Sacred Tridum – Maundy Thursday – John 13:1-15

Even though it is called the Mass of the Lord’s Supper, there is no reference to the meal per se in the choice of this text. John is the only gospel, among the four, that focuses on the foot washing.  The meal becomes the setting for the foot washing of His disciples; a meal in which He institutes the Eucharist, institutes the commandment of love, ‘to do as He has done,’ and institutes the priesthood through the foot washing ritual and a pastoral commandment to the eleven ‘newly ordained ministers’.

Interestingly, unlike the synoptic gospels (Matthew, Mark and Luke), John holds that Jesus died on the ‘day of preparation’. This is the day when the lambs were sacrificed in the temple and this is the day for John on which Jesus, ‘the Lamb of God’ dies on Calvary.

Now before you start getting uppity and wondering how the gospels can be giving us ‘contradictory’ evidence, remember what the Gospel’s were meant to be, not biographies! The Gospels are post resurrection narratives, written by the evangelists in the context of their communities, to whom they were writing for.

So, in John’s Gospel, the Jewish Passover takes place on what we celebrate as ‘Holy Saturday’. Not so for Luke or Mark. For them, Jesus celebrates the Jewish Passover on Maundy Thursday (Mark 14: 12-15, Luke 22:15). Is there a point to why John in his gospel does this?

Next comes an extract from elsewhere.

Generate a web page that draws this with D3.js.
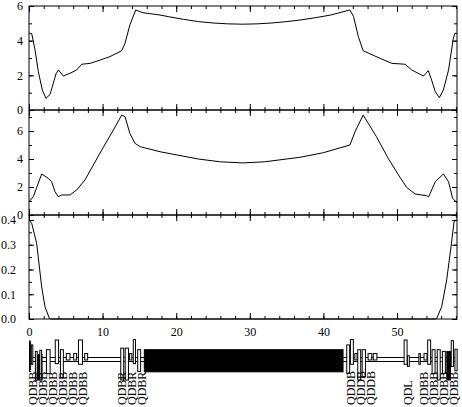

Some scholars opine that John wanted the death of Jesus to coincide directly with the day of the preparation of the Passover. While the lambs were being sacrificed in the temple, Jesus is sacrificed for us. Others believe that John’s community had simply come to accept that Jesus was crucified on the 14th day of Nissan (the first month of the Jewish year) which was the day of Passover (references from the JBC).